Agrarsubventionen werden hauptsächlich nach Größe der landwirtschaftlichen Flächen verteilt. So vermutlich auch für dieses Spargelfeld bei Darmstadt. (Foto: Fritz Greller-Grimm/​Wikimedia Commons)

Die Anzahl kleiner und mittlerer landwirtschaftlicher Betriebe sinkt, während die Fläche der verbleibenden Unternehmen stetig wächst. Dadurch gehen Arbeitsplätze verloren und der ländliche Raum verliert an Attraktivität. Derweil steigt die Nitratbelastung im Grundwasser und die Biodiversität nimmt rasant ab, während die Treibhausgasemissionen aus der Landwirtschaft auf hohem Niveau stagnieren.

"Und dafür geben wir Milliarden aus", ärgert sich Hubert Weiger, Vorsitzender des Umweltverbandes BUND. Damit in Zukunft Agrarsubventionen sozialer und ökologischer eingesetzt werden können, hat der BUND gemeinsam mit der Heinrich-Böll-Stiftung und der Monatszeitung Le Monde diplomatique heute den sechsten "Agraratlas" veröffentlicht – wenn man die seit 2013 erschienenen Ausgaben des Fleisch- und Bodenatlas mitzählt.

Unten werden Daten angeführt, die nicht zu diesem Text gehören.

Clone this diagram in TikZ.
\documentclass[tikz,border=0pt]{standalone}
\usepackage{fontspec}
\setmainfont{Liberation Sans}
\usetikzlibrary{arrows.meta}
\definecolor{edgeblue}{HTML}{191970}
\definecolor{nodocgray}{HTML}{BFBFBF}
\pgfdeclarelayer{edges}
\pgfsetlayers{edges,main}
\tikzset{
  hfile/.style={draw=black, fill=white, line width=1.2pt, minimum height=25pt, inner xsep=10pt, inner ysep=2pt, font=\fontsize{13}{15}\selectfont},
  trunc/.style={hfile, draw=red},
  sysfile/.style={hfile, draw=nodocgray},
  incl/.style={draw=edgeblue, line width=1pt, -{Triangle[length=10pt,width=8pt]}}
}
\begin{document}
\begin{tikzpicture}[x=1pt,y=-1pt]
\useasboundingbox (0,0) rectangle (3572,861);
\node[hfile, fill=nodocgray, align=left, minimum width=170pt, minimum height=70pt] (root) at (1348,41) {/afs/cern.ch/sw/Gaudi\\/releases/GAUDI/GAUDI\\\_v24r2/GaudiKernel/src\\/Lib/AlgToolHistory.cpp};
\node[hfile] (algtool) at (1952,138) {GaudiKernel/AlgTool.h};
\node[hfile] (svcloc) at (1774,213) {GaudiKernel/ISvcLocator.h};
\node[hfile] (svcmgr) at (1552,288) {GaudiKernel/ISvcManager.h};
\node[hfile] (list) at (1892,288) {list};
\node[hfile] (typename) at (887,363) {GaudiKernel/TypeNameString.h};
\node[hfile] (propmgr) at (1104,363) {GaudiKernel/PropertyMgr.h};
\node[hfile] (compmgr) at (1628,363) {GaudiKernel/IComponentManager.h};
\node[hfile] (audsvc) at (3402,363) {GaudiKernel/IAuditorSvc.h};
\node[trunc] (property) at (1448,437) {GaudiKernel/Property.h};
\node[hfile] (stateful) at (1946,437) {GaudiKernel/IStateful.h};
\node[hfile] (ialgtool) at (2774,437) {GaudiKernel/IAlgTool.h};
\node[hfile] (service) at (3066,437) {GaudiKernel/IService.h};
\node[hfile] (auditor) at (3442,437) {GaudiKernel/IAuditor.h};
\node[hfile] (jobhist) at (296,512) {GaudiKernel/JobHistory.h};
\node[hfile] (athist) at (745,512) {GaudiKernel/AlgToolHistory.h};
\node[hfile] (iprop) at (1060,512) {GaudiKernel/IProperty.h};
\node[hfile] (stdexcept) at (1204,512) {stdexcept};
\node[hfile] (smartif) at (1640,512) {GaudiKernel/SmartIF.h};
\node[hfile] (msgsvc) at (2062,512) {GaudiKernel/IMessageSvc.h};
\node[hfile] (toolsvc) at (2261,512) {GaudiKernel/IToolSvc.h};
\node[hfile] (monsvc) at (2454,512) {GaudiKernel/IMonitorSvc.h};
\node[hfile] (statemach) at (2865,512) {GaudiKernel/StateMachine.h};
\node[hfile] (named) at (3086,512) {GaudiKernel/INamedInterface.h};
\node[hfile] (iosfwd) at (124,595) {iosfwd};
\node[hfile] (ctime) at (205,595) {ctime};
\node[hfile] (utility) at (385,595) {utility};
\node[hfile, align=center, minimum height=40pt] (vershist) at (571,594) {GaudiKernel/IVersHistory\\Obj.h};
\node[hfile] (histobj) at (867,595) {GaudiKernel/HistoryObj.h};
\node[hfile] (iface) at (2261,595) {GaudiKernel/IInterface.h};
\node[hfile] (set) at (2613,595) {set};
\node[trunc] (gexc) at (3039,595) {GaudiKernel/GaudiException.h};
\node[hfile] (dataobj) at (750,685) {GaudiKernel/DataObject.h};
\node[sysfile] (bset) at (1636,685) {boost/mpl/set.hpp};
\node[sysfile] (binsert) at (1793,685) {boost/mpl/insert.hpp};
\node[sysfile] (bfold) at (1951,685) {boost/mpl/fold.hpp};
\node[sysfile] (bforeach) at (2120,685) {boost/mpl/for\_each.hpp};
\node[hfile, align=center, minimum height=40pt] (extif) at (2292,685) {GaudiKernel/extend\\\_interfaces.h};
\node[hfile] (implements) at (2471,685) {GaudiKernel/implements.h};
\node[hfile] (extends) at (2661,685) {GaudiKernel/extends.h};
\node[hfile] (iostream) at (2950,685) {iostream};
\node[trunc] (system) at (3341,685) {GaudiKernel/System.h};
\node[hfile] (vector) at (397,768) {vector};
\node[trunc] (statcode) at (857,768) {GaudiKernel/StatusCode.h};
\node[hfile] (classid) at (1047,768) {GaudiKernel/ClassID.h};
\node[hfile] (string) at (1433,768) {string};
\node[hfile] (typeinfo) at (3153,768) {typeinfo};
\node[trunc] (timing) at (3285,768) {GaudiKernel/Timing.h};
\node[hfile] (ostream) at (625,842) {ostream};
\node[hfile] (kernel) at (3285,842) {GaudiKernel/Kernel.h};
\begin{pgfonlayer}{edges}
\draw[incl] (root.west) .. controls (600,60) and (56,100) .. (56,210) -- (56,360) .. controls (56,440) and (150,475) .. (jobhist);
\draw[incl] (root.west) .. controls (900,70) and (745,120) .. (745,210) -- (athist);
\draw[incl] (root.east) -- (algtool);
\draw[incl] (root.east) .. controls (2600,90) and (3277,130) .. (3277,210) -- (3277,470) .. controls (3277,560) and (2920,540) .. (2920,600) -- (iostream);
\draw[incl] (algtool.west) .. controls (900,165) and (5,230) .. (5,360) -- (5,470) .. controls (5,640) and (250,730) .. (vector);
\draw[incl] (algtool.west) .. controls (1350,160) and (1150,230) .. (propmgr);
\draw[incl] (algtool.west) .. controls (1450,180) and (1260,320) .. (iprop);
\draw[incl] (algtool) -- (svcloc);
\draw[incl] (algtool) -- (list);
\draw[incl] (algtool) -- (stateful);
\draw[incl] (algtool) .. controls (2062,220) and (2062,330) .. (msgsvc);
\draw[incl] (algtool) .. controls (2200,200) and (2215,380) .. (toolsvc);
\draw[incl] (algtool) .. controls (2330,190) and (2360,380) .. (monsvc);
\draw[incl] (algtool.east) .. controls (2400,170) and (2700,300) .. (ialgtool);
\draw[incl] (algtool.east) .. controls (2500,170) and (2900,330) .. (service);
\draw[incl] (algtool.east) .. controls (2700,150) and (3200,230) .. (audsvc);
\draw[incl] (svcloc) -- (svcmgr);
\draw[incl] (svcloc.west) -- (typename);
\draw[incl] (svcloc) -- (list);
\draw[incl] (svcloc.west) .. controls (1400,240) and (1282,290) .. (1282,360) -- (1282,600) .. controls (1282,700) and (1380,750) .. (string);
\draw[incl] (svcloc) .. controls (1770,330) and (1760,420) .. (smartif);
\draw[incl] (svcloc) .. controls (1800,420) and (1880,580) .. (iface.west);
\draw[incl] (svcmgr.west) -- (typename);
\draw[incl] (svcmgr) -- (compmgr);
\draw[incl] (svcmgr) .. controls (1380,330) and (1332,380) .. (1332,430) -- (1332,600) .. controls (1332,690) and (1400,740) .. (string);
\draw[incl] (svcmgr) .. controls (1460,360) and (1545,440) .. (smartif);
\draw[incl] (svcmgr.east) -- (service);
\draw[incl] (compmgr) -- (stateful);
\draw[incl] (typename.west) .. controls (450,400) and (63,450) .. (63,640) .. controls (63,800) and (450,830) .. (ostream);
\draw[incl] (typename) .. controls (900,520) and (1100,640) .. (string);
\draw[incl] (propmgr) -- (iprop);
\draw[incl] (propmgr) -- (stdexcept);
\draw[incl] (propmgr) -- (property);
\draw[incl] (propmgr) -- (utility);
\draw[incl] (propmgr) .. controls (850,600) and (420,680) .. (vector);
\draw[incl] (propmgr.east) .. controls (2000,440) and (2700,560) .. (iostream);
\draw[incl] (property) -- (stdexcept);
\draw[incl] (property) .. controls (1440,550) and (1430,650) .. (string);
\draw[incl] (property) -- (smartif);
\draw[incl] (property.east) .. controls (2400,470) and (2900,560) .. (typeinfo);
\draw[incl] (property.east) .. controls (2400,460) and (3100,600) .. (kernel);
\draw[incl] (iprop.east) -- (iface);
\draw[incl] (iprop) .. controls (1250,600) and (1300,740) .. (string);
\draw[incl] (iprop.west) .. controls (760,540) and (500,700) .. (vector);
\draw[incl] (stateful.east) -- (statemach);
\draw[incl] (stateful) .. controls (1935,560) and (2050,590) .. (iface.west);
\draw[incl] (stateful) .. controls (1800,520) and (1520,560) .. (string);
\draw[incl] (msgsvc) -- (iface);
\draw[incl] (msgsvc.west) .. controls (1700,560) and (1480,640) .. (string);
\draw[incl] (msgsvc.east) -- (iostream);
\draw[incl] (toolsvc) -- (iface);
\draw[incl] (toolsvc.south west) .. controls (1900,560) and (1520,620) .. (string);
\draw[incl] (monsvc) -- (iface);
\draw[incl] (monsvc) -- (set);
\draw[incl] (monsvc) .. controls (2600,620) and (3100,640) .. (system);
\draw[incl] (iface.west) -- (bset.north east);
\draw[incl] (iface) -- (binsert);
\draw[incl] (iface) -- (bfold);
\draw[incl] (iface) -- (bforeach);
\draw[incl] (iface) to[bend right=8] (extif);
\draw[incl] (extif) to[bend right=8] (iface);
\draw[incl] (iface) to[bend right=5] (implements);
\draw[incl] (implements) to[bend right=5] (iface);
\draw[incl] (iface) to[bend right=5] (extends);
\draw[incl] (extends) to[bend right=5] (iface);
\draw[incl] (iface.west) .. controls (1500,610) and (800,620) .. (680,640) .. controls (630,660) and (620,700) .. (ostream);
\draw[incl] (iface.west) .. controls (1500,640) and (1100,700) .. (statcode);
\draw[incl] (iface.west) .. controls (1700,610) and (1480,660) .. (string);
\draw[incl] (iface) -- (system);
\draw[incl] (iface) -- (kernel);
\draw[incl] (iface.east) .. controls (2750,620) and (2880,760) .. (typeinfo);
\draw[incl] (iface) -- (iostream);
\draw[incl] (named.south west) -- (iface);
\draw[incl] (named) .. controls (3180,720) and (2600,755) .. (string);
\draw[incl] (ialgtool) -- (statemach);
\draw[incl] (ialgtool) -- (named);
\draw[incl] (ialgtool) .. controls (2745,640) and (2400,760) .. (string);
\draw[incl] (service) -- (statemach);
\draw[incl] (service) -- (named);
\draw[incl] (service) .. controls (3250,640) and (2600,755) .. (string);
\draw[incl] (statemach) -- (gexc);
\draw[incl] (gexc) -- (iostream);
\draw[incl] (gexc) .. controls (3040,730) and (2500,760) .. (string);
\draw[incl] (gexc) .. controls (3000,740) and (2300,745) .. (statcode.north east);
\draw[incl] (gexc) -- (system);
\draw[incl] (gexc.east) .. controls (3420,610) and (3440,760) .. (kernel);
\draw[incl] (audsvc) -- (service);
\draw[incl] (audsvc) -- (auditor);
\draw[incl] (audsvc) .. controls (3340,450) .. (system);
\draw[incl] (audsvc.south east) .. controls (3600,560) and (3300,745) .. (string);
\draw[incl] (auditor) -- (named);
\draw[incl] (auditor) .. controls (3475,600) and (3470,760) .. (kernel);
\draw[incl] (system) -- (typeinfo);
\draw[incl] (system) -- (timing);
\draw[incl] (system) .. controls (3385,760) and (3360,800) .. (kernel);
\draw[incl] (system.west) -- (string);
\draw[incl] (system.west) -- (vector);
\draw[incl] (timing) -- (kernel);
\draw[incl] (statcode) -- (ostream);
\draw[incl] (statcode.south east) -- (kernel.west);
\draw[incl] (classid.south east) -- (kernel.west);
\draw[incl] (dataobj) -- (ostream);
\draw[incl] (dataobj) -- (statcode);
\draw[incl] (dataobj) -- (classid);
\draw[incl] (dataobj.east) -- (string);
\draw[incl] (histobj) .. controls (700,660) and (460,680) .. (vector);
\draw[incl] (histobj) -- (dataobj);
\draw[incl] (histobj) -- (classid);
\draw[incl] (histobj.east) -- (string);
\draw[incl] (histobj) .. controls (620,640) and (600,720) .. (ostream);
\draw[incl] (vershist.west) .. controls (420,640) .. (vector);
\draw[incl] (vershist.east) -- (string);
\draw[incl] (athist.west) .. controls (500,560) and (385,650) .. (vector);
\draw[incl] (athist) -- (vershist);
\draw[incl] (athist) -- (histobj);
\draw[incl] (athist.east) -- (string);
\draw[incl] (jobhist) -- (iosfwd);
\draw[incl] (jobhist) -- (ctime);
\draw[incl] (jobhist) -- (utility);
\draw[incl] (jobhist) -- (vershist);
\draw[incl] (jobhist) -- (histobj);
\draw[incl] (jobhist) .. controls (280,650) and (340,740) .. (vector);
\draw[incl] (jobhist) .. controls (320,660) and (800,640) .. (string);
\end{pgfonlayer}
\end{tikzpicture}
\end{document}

Mit dem ersten Bericht in dieser Form wollen die Umweltschützer auf die Missstände in der europäischen Landwirtschaftspolitik aufmerksam machen.

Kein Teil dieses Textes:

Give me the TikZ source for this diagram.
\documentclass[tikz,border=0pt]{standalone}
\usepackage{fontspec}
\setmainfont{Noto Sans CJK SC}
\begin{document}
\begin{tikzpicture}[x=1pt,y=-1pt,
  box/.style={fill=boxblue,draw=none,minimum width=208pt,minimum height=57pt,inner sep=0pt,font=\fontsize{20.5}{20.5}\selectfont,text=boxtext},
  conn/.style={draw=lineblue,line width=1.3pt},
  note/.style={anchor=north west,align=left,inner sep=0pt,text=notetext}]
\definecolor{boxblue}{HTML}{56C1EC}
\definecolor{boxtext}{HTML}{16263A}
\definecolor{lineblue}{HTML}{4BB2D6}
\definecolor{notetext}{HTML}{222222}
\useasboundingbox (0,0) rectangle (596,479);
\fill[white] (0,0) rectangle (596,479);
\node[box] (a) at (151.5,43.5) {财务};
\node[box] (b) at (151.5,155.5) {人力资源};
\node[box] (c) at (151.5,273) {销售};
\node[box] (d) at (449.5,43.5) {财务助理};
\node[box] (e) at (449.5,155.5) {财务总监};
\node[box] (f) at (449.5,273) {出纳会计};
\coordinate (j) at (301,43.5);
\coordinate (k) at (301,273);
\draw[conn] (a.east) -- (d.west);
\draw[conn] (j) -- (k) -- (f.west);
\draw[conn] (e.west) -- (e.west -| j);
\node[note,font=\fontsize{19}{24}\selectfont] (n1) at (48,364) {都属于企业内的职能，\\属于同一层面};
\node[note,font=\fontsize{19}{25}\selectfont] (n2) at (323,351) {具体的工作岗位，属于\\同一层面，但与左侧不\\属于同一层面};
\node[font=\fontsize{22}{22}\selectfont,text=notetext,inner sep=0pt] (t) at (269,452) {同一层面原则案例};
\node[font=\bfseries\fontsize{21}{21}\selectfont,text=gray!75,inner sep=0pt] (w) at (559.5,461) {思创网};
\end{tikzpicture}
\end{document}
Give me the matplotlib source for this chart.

Die Gemeinsame Agrarpolitik (GAP) macht mehr als ein Drittel des EU-Budgets aus und ist damit ein zentrales europäisches Projekt. Jeder Europäer zahlt dafür durchschnittlich 114 Euro Steuern im Jahr, damit stehen jährlich fast 60 Milliarden Euro zur Unterstützung der Landwirtschaft zur Verfügung.

Alle sieben Jahre wird die Höhe des Budgets neu festgelegt und entschieden, wie es eingesetzt werden soll. So auch in diesem Jahr. Doch Umwelt- und Klimaschützer sehen den Stand der Verhandlungen in Brüssel mit Sorge.

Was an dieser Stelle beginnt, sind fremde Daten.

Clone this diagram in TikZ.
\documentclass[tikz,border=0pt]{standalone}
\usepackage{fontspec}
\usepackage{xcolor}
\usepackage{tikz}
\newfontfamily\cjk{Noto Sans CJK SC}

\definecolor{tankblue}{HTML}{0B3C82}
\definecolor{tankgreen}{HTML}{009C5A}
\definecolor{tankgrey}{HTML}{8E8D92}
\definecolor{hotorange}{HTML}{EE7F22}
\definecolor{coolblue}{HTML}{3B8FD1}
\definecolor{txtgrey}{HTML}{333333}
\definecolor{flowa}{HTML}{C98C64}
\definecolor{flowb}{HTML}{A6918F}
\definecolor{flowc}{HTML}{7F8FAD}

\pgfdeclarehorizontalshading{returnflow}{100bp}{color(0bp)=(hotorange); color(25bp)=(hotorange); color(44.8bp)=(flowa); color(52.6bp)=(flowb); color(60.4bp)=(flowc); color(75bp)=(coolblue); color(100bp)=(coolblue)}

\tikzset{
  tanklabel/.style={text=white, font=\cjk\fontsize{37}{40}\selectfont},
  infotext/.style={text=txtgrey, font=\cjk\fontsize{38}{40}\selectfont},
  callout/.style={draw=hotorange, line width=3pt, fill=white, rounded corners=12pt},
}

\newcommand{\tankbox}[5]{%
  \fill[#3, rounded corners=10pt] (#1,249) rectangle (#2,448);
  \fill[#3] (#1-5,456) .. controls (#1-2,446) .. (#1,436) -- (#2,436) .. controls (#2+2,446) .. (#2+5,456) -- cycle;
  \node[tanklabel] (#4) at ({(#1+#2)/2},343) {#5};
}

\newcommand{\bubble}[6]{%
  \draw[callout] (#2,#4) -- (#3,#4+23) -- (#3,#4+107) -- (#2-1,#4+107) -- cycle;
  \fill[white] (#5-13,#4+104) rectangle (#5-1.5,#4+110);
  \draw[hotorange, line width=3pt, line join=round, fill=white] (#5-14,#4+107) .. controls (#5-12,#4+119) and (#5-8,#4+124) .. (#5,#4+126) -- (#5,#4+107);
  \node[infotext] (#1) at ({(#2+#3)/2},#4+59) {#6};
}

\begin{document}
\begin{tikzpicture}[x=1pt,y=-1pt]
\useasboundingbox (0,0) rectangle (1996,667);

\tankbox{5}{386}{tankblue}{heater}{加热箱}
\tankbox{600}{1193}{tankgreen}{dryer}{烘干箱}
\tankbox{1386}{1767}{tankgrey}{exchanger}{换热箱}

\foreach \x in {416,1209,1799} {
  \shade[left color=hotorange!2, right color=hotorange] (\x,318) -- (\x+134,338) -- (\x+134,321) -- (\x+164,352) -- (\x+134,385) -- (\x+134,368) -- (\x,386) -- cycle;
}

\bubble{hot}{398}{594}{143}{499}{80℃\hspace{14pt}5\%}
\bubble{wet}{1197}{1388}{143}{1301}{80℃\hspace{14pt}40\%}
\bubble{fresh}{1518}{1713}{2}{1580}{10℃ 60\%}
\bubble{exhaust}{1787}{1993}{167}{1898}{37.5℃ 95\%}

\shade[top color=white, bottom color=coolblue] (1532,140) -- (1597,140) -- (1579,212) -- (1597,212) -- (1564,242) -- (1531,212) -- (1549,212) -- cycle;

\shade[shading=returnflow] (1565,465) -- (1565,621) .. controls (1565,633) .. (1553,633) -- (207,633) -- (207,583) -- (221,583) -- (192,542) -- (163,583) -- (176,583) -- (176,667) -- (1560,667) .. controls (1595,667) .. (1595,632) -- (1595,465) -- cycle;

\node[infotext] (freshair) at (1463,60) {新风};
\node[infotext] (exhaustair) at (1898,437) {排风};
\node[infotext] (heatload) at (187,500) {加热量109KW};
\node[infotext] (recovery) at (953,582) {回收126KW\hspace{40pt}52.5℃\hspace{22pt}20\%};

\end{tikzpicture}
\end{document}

"Wir sind kurz davor, die Ausfahrt erneut zu verpassen. Dann würden wir weitere sieben Jahre verschenken", warnt Christine Chemnitz, Referentin für internationale Agrarpolitik bei der Grünen-nahen Heinrich-Böll-Stiftung. Dabei hätten doch der Klimagipfel in Katowice und der Biodiversitätsgipfel der UN vor wenigen Wochen eindeutige Signale gegeben.

Unsozial und unökologisch

Mit nur geringen Auflagen werden bisher in der sogenannten "ersten Säule" der GAP rund 70 Prozent der Subventionen nach Hektar ausgezahlt. Belohnt wird also, wer mehr Fläche besitzt. "Die Flächenprämie ist unsozial und unökologisch", beschwert sich Chemnitz. In Deutschland kassiert dadurch ein Prozent der Betriebe 20 Prozent der Subventionen.

Laut dem Agrar-Atlas gab es im letzten Jahr verglichen mit 2010 in Deutschland 35.000 weniger Agrarbetriebe. Die verbleibenden Unternehmen würden immer größer. Viele Familienbetriebe könnten dem harten Wettbewerb nicht mehr standhalten. Fast drei Viertel der Befragten einer Forsa-Studie, die in den Agrar-Atlas integriert ist, meinen deshalb, kleinere Betriebe sollten stärker vom Staat unterstützt werden. Die EU-Subventionen in der derzeitigen Form seien dafür nicht geeignet.

Die zweite Säule der europäischen Agrarpolitik unterstützt die ländliche Entwicklung, den Ökolandbau und zusätzliche Umweltschutzmaßnahmen. Diesen Anteil möchte die EU-Kommission in ihrem vorgelegten Entwurf wesentlich stärker kürzen als die erste Säule – ein großer Fehler, finden nicht nur Umweltverbände.

"Eine klimafreundliche Landwirtschaft wird es nur mit einer anderen Agrarpolitik geben", sagt Chemnitz. Die Art und Weise, wie Landwirtschaft betrieben wird, entscheidet darüber, wie viele klimaschädliche Emissionen dabei entstehen, und genau das lässt sich durch Subventionen steuern.

Treibhausgase werden in der Landwirtschaft hauptsächlich durch Tierhaltung und Bodennutzung freigesetzt. Die Verdauung von Tieren sowie Mist und Gülle setzen klimaschädliche Gase frei. Beim chemischen Düngen von Böden wird das extrem starke Treibhausgas Lachgas emittiert.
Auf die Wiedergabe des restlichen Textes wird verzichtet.